What is required
Copy out exactly the lines from the start of the data to the line containing "ax.bar(xs, values, width=bar_width_px". Include both.

Dataset extract

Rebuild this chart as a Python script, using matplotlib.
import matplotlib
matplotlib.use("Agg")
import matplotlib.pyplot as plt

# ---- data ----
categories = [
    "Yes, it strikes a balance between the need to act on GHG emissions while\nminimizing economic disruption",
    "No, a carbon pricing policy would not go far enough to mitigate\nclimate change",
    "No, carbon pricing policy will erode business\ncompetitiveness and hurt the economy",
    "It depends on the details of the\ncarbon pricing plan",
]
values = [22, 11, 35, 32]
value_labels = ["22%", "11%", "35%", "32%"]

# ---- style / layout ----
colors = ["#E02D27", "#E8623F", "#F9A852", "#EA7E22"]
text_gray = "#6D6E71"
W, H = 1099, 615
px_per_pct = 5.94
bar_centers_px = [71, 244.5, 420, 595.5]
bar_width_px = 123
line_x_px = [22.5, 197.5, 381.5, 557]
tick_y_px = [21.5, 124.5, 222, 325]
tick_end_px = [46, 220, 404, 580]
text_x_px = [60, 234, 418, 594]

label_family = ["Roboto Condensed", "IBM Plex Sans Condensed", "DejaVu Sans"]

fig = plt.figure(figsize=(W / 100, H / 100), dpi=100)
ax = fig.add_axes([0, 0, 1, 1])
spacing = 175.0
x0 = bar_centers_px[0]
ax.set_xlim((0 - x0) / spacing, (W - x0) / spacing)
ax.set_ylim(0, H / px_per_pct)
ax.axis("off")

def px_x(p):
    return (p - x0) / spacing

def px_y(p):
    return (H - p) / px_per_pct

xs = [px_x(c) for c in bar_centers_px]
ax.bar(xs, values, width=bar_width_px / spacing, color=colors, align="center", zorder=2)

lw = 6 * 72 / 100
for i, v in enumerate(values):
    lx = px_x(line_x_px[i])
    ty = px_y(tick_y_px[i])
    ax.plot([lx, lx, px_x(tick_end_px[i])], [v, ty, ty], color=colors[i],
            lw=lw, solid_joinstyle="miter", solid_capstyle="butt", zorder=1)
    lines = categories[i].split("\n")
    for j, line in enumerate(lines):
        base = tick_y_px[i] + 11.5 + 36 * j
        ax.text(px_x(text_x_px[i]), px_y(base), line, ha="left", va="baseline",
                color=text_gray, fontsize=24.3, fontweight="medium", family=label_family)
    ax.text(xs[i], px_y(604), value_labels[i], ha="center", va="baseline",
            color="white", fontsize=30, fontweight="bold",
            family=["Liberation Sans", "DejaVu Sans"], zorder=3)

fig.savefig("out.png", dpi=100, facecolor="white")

Answer for the task
Rebuild this chart as a Python script, using matplotlib.
import matplotlib
matplotlib.use("Agg")
import matplotlib.pyplot as plt

# ---- data ----
categories = [
    "Yes, it strikes a balance between the need to act on GHG emissions while\nminimizing economic disruption",
    "No, a carbon pricing policy would not go far enough to mitigate\nclimate change",
    "No, carbon pricing policy will erode business\ncompetitiveness and hurt the economy",
    "It depends on the details of the\ncarbon pricing plan",
]
values = [22, 11, 35, 32]
value_labels = ["22%", "11%", "35%", "32%"]

# ---- style / layout ----
colors = ["#E02D27", "#E8623F", "#F9A852", "#EA7E22"]
text_gray = "#6D6E71"
W, H = 1099, 615
px_per_pct = 5.94
bar_centers_px = [71, 244.5, 420, 595.5]
bar_width_px = 123
line_x_px = [22.5, 197.5, 381.5, 557]
tick_y_px = [21.5, 124.5, 222, 325]
tick_end_px = [46, 220, 404, 580]
text_x_px = [60, 234, 418, 594]

label_family = ["Roboto Condensed", "IBM Plex Sans Condensed", "DejaVu Sans"]

fig = plt.figure(figsize=(W / 100, H / 100), dpi=100)
ax = fig.add_axes([0, 0, 1, 1])
spacing = 175.0
x0 = bar_centers_px[0]
ax.set_xlim((0 - x0) / spacing, (W - x0) / spacing)
ax.set_ylim(0, H / px_per_pct)
ax.axis("off")

def px_x(p):
    return (p - x0) / spacing

def px_y(p):
    return (H - p) / px_per_pct

xs = [px_x(c) for c in bar_centers_px]
ax.bar(xs, values, width=bar_width_px / spacing, color=colors, align="center", zorder=2)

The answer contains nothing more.